How can I project a 3D point onto a 3D line?

Question

Let's say I have a line defined by two points, A and B, both in the form (x, y, z). These points represent a line in 3D space.

I also have a point P, defined in the same format, that isn't on the line.

How would I calculate the projection of that point on to the line? I'm aware of how to do this in 2D but 3D seems to have bugger all resources on it.

Answer 1

You simply need to project vector AP onto vector AB, then add the resulting vector to point A.

Here is one way to compute it:

A + dot(AP,AB) / dot(AB,AB) * AB

This formula will work in 2D and in 3D. In fact it works in all dimensions.

Answer 2

Here's a fast and easy way to do it in python:

from numpy import *
def ClosestPointOnLine(a, b, p):
    ap = p-a
    ab = b-a
    result = a + dot(ap,ab)/dot(ab,ab) * ab
    return result

Use floats; If your vectors contain integers the division will be an integer division, and the results will be incorrect.

Answer 3

Just for an explanation about the formula from Sam Hocevar:

1. If A,B are on the line, then the vector

$$\vec{u} = \vec{AB} / \left\|\vec{AB}\right\| $$

is the unit vector for this line (don't forget that \$\left\|\vec{AB}\right\| = \sqrt {\vec{AB} \cdot \vec{AB}} \$ or respectively \$\vec{AB} \cdot \vec{AB} = \left\|\vec{AB}\right\|^2\$).

The line equation follows:

$$k \cdot{\vec{u}} + A $$ for any \$k\$ scalar.

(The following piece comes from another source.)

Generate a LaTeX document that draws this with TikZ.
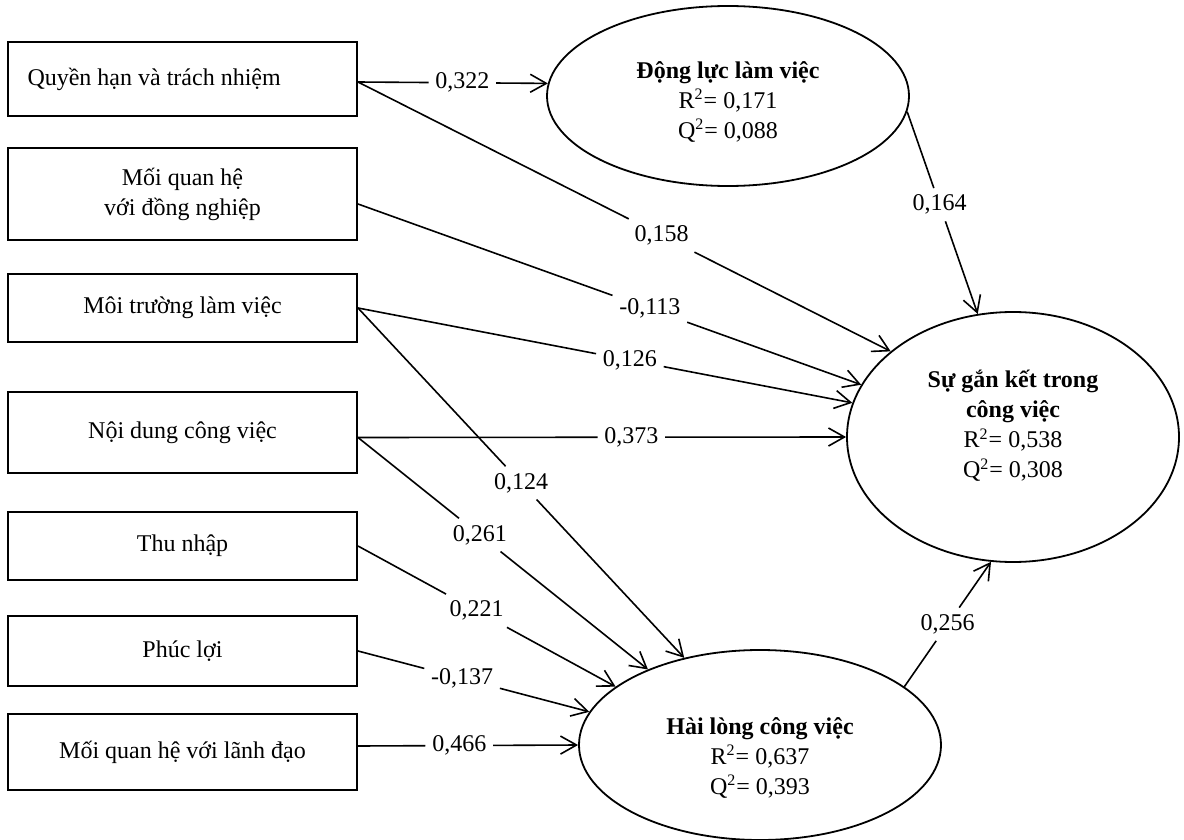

Then when projecting P on this line, the projected point \$I\$ is defined as perpendicular to the line's unit vector, that is:

$$ \vec{IP} \cdot \vec{u} = 0 $$ and $$ I = \vec{u} \cdot \left\|\vec{AI}\right\| + A $$

Since projecting P on the line is the dot product of \$\vec{AP}\$ and \$\vec{AB}\$, we can compute:

$$ \left\|\vec{AI}\right\| = \vec{AP} \cdot \vec{AB} / \left\|\vec{AB}\right\| $$

since \$\vec{AP} = \vec{AI} + \vec{IP}\$ and \$\vec{IP} \cdot \vec{u} = \vec{IP} \cdot \vec{AB} = 0\$, then:

$$ \vec{AP} \cdot \vec{AB} = \vec{AI} \cdot \vec{AB}=\vec{AI}\cdot\vec{u} *\left\|\vec{AB}\right\| = \left\|\vec{AI}\right\| * \left\|\vec{AB}\right\|$$

That means that only the colinear component of \$\vec{AP}\$ to \$\vec{AB}\$ is participating to the scalar result

Which finally gives:

$$ \begin{matrix} I_{x} \\ I_{y} \\ I_{z} \end{matrix} = \begin{matrix} A_{x} \\ A_{y} \\ A_{z} \end{matrix} + \begin{pmatrix} P_{x} - A_{x} \\ P_{y} - A_{y} \\ P_{z} - A_{z} \end{pmatrix} \cdot \begin{pmatrix} B_{x} - A_{x} \\ B_{y} - A_{y} \\ B_{z} - A_{z} \end{pmatrix} \cdot \begin{pmatrix} u_{x} \\ u_{y} \\ u_{z} \end{pmatrix} / \left\|\vec{AB}\right\|$$

This is the formula from Sam above.

Answer 4

on this one (i cannot cooment)

    ap = p-a
    ab = b-a
    result = a + dot(ap,ab)/dot(ab,ab) * ab
    return result

If you first make the "versor" of ab you do not need dot(ab,ab) right? or you just do the normal somehow you can rewrite as:

    ap = p-a
    ab = normal(b-a)
    result = a + dot(ap,ab) * ab
    return result

(I learned it with versors (normalized vectors) so was kind of weird.